[Begin]
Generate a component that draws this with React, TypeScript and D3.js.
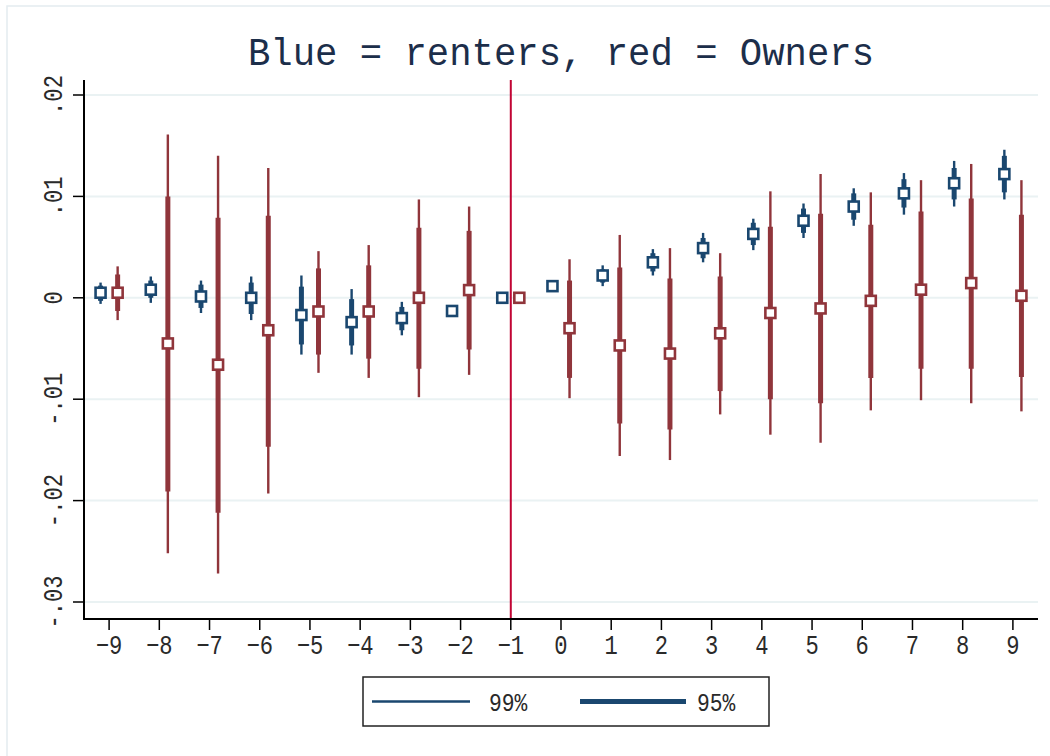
import React from "react";
import * as d3 from "d3";

// Event time relative to the reference period
const periods = [-9, -8, -7, -6, -5, -4, -3, -2, -1, 0, 1, 2, 3, 4, 5, 6, 7, 8, 9];

// Renters (blue): point estimates and confidence bounds
const renterEst = [0.0005, 0.0008, 0.00013, 0.0, -0.0017, -0.0024, -0.002, -0.0013, 0.0, 0.00115, 0.0022, 0.0035, 0.0049, 0.0063, 0.0076, 0.009, 0.0103, 0.0113, 0.0122];
const renterLo99 = [-0.0006, -0.0005, -0.0015, -0.0022, -0.0056, -0.0056, -0.0037, null, null, null, 0.00115, 0.0022, 0.0035, 0.0047, 0.0059, 0.0071, 0.0082, 0.009, 0.0097];
const renterHi99 = [0.0015, 0.0021, 0.0017, 0.0021, 0.0022, 0.00086, -0.0004, null, null, null, 0.0032, 0.0048, 0.0064, 0.0078, 0.0093, 0.0108, 0.0123, 0.0135, 0.0146];
const renterLo95 = [-0.0003, 0.0, -0.001, -0.0016, -0.0046, -0.0047, -0.0032, null, null, null, 0.0015, 0.0026, 0.0039, 0.0052, 0.0064, 0.0077, 0.0089, 0.0097, 0.0104];
const renterHi95 = [0.0012, 0.0017, 0.0013, 0.0015, 0.0011, -0.00013, -0.0009, null, null, null, 0.0028, 0.0044, 0.0059, 0.0074, 0.0088, 0.0103, 0.0117, 0.0128, 0.014];

// Owners (red): point estimates and confidence bounds
const ownerEst = [0.0005, -0.0045, -0.0066, -0.0032, -0.00135, -0.00135, 0.0, 0.00076, 0.0, -0.003, -0.0047, -0.0055, -0.0035, -0.0015, -0.00105, -0.0003, 0.0008, 0.00145, 0.0002];
const ownerLo99 = [-0.0022, -0.0252, -0.0272, -0.0193, -0.0074, -0.0079, -0.0098, -0.0076, null, -0.0099, -0.0156, -0.016, -0.0115, -0.0135, -0.0143, -0.0111, -0.0101, -0.0104, -0.0112];
const ownerHi99 = [0.0031, 0.0161, 0.014, 0.0128, 0.0046, 0.0052, 0.0097, 0.009, null, 0.0038, 0.0062, 0.0049, 0.0044, 0.0105, 0.0122, 0.0104, 0.0116, 0.0132, 0.0116];
const ownerLo95 = [-0.0013, -0.0191, -0.0212, -0.0147, -0.0056, -0.006, -0.007, -0.0051, null, -0.0079, -0.0124, -0.013, -0.0092, -0.01, -0.0104, -0.0079, -0.007, -0.007, -0.0078];
const ownerHi95 = [0.0023, 0.01, 0.0079, 0.0081, 0.0029, 0.0032, 0.0069, 0.0066, null, 0.0017, 0.003, 0.0019, 0.0021, 0.007, 0.0083, 0.0072, 0.0085, 0.0098, 0.0082];

const yTicks = [0.02, 0.01, 0, -0.01, -0.02, -0.03];
const yTickLabels = [".02", ".01", "0", "-.01", "-.02", "-.03"];
const referencePeriod = -1;

const titleText = "Blue = renters, red = Owners";
const legendLabels = ["99%", "95%"];

const BLUE = "#1a476f";
const RED = "#90353b";
const REFLINE = "#c10534";
const GRID = "#eaf2f3";
const TEXT = "#2a2a2a";
const FONT = "'Liberation Mono', 'DejaVu Sans Mono', monospace";
// narrow, tall lettering
const SQUEEZE = 0.82;

const W = 1050;
const H = 756;
const plot = { left: 84, right: 1038, top: 80, bottom: 619 };

const x = d3.scaleLinear().domain([-9.5, 9.5]).range([plot.left, plot.right]);
const y = d3.scaleLinear().domain([-0.03, 0.02]).range([602, 95]);

type Series = {
  color: string;
  offset: number;
  est: number[];
  lo99: (number | null)[];
  hi99: (number | null)[];
  lo95: (number | null)[];
  hi95: (number | null)[];
};

const series: Series[] = [
  { color: BLUE, offset: -0.17, est: renterEst, lo99: renterLo99, hi99: renterHi99, lo95: renterLo95, hi95: renterHi95 },
  { color: RED, offset: 0.17, est: ownerEst, lo99: ownerLo99, hi99: ownerHi99, lo95: ownerLo95, hi95: ownerHi95 },
];

function CoefSeries({ s }: { s: Series }) {
  const mk = 10;
  return (
    <g>
      {periods.map((p, i) => {
        const cx = x(p + s.offset);
        const lo99 = s.lo99[i];
        const hi99 = s.hi99[i];
        const lo95 = s.lo95[i];
        const hi95 = s.hi95[i];
        return (
          <g key={p}>
            {lo99 != null && hi99 != null && (
              <line x1={cx} x2={cx} y1={y(lo99)} y2={y(hi99)} stroke={s.color} strokeWidth={2.4} />
            )}
            {lo95 != null && hi95 != null && (
              <line x1={cx} x2={cx} y1={y(lo95)} y2={y(hi95)} stroke={s.color} strokeWidth={5} />
            )}
            <rect
              x={cx - mk / 2}
              y={y(s.est[i]) - mk / 2}
              width={mk}
              height={mk}
              fill="#ffffff"
              stroke={s.color}
              strokeWidth={2.6}
            />
          </g>
        );
      })}
    </g>
  );
}

function Label({
  tx,
  ty,
  rotate = 0,
  anchor = "middle",
  size = 27,
  fill = TEXT,
  children,
}: {
  tx: number;
  ty: number;
  rotate?: number;
  anchor?: string;
  size?: number;
  fill?: string;
  children: React.ReactNode;
}) {
  return (
    <text
      transform={`translate(${tx},${ty}) rotate(${rotate}) scale(${SQUEEZE},1)`}
      textAnchor={anchor}
      fontFamily={FONT}
      fontSize={size}
      fill={fill}
    >
      {children}
    </text>
  );
}

export default function App() {
  const legend = { x: 363, y: 677, w: 406, h: 49 };
  const legendMid = legend.y + legend.h / 2;
  return (
    <svg width={W} height={H} style={{ position: "absolute", left: 0, top: 0, background: "#ffffff" }}>
      <rect x={0} y={0} width={W} height={H} fill="#ffffff" />
      {/* outer graph region border */}
      <rect x={7} y={6} width={W} height={H} fill="none" stroke="#e4ecf0" strokeWidth={1.5} />

      {/* title */}
      <text
        x={(plot.left + plot.right) / 2}
        y={65}
        textAnchor="middle"
        fontFamily={FONT}
        fontSize={38}
        fill="#1c2e4a"
        textLength={626}
        lengthAdjust="spacingAndGlyphs"
      >
        {titleText}
      </text>

      {/* horizontal gridlines */}
      {yTicks.map((t) => (
        <line key={t} x1={plot.left} x2={plot.right} y1={y(t)} y2={y(t)} stroke={GRID} strokeWidth={2} />
      ))}

      {/* reference period */}
      <line x1={x(referencePeriod)} x2={x(referencePeriod)} y1={plot.top} y2={plot.bottom} stroke={REFLINE} strokeWidth={2} />

      {series.map((s, i) => (
        <CoefSeries key={i} s={s} />
      ))}

      {/* y axis */}
      <line x1={plot.left} x2={plot.left} y1={plot.top} y2={plot.bottom} stroke="#000" strokeWidth={2} />
      {yTicks.map((t, i) => (
        <g key={t}>
          <line x1={plot.left - 11} x2={plot.left} y1={y(t)} y2={y(t)} stroke="#000" strokeWidth={1.5} />
          <Label tx={plot.left - 22} ty={y(t)} rotate={-90}>
            {yTickLabels[i]}
          </Label>
        </g>
      ))}

      {/* x axis */}
      <line x1={plot.left - 1} x2={plot.right} y1={plot.bottom} y2={plot.bottom} stroke="#000" strokeWidth={2} />
      {periods.map((p) => (
        <g key={p}>
          <line x1={x(p)} x2={x(p)} y1={plot.bottom} y2={plot.bottom + 11} stroke="#000" strokeWidth={1.5} />
          <Label tx={x(p)} ty={plot.bottom + 35}>
            {p < 0 ? `\u2212${Math.abs(p)}` : `${p}`}
          </Label>
        </g>
      ))}

      {/* legend */}
      <rect x={legend.x} y={legend.y} width={legend.w} height={legend.h} fill="#fff" stroke="#222" strokeWidth={1.5} />
      <line x1={372} x2={470} y1={legendMid} y2={legendMid} stroke={BLUE} strokeWidth={2.4} />
      <Label tx={489} ty={legendMid + 9} anchor="start" size={26}>
        {legendLabels[0]}
      </Label>
      <line x1={580} x2={686} y1={legendMid} y2={legendMid} stroke={BLUE} strokeWidth={5} />
      <Label tx={697} ty={legendMid + 9} anchor="start" size={26}>
        {legendLabels[1]}
      </Label>
    </svg>
  );
}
[End]
**AIM**:
Go from the first line of the listing to the line holding "5, 6, 7, 8, 9];" and, please, transcribe those lines exactly, both included, with no pictures.

**RESPONSE TO THE TASK**:
Generate a component that draws this with React, TypeScript and D3.js.
import React from "react";
import * as d3 from "d3";

// Event time relative to the reference period
const periods = [-9, -8, -7, -6, -5, -4, -3, -2, -1, 0, 1, 2, 3, 4, 5, 6, 7, 8, 9];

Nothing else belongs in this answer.